*Dataset section*:
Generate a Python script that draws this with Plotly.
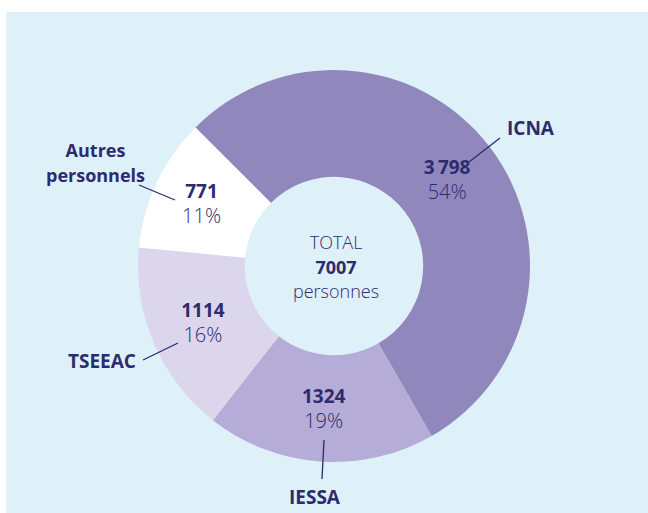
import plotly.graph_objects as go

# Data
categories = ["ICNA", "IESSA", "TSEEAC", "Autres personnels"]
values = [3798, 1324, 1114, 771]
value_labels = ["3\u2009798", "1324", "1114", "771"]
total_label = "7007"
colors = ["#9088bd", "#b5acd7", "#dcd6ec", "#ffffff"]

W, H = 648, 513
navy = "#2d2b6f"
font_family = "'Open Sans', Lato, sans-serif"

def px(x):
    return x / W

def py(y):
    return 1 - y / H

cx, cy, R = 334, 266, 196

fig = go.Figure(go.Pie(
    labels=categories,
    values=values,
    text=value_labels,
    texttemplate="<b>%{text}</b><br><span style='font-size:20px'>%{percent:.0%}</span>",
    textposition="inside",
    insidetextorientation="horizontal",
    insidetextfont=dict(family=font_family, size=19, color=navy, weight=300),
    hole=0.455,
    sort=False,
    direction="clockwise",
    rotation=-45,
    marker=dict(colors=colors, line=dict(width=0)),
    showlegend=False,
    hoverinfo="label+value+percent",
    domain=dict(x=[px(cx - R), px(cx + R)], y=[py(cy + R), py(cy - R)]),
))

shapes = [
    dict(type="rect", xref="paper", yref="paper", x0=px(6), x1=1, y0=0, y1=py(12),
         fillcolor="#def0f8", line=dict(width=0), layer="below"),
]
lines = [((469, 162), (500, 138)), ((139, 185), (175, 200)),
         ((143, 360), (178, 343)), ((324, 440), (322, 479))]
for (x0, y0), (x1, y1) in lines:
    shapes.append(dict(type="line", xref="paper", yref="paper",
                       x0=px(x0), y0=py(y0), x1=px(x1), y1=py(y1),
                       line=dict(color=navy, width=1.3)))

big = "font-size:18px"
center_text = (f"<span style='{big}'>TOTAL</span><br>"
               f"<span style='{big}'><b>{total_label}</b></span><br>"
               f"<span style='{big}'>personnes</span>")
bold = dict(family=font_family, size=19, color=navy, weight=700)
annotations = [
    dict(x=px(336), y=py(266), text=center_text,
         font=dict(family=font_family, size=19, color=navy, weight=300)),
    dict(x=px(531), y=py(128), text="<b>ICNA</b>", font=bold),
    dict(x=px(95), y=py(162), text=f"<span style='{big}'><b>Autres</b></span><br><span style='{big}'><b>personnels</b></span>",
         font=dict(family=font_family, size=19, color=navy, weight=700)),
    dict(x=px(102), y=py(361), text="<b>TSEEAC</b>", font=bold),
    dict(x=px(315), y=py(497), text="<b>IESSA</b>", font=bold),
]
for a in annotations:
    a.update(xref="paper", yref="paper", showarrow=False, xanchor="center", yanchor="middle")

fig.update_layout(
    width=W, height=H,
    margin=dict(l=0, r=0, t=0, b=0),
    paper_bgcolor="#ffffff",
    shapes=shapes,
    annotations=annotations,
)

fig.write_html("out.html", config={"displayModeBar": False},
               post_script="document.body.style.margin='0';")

*Directions for this task*:
Transcribe all the data word for word; the images stay out.

*Answer*:
Generate a Python script that draws this with Plotly.
import plotly.graph_objects as go

# Data
categories = ["ICNA", "IESSA", "TSEEAC", "Autres personnels"]
values = [3798, 1324, 1114, 771]
value_labels = ["3\u2009798", "1324", "1114", "771"]
total_label = "7007"
colors = ["#9088bd", "#b5acd7", "#dcd6ec", "#ffffff"]

W, H = 648, 513
navy = "#2d2b6f"
font_family = "'Open Sans', Lato, sans-serif"

def px(x):
    return x / W

def py(y):
    return 1 - y / H

cx, cy, R = 334, 266, 196

fig = go.Figure(go.Pie(
    labels=categories,
    values=values,
    text=value_labels,
    texttemplate="<b>%{text}</b><br><span style='font-size:20px'>%{percent:.0%}</span>",
    textposition="inside",
    insidetextorientation="horizontal",
    insidetextfont=dict(family=font_family, size=19, color=navy, weight=300),
    hole=0.455,
    sort=False,
    direction="clockwise",
    rotation=-45,
    marker=dict(colors=colors, line=dict(width=0)),
    showlegend=False,
    hoverinfo="label+value+percent",
    domain=dict(x=[px(cx - R), px(cx + R)], y=[py(cy + R), py(cy - R)]),
))

shapes = [
    dict(type="rect", xref="paper", yref="paper", x0=px(6), x1=1, y0=0, y1=py(12),
         fillcolor="#def0f8", line=dict(width=0), layer="below"),
]
lines = [((469, 162), (500, 138)), ((139, 185), (175, 200)),
         ((143, 360), (178, 343)), ((324, 440), (322, 479))]
for (x0, y0), (x1, y1) in lines:
    shapes.append(dict(type="line", xref="paper", yref="paper",
                       x0=px(x0), y0=py(y0), x1=px(x1), y1=py(y1),
                       line=dict(color=navy, width=1.3)))

big = "font-size:18px"
center_text = (f"<span style='{big}'>TOTAL</span><br>"
               f"<span style='{big}'><b>{total_label}</b></span><br>"
               f"<span style='{big}'>personnes</span>")
bold = dict(family=font_family, size=19, color=navy, weight=700)
annotations = [
    dict(x=px(336), y=py(266), text=center_text,
         font=dict(family=font_family, size=19, color=navy, weight=300)),
    dict(x=px(531), y=py(128), text="<b>ICNA</b>", font=bold),
    dict(x=px(95), y=py(162), text=f"<span style='{big}'><b>Autres</b></span><br><span style='{big}'><b>personnels</b></span>",
         font=dict(family=font_family, size=19, color=navy, weight=700)),
    dict(x=px(102), y=py(361), text="<b>TSEEAC</b>", font=bold),
    dict(x=px(315), y=py(497), text="<b>IESSA</b>", font=bold),
]
for a in annotations:
    a.update(xref="paper", yref="paper", showarrow=False, xanchor="center", yanchor="middle")

fig.update_layout(
    width=W, height=H,
    margin=dict(l=0, r=0, t=0, b=0),
    paper_bgcolor="#ffffff",
    shapes=shapes,
    annotations=annotations,
)

fig.write_html("out.html", config={"displayModeBar": False},
               post_script="document.body.style.margin='0';")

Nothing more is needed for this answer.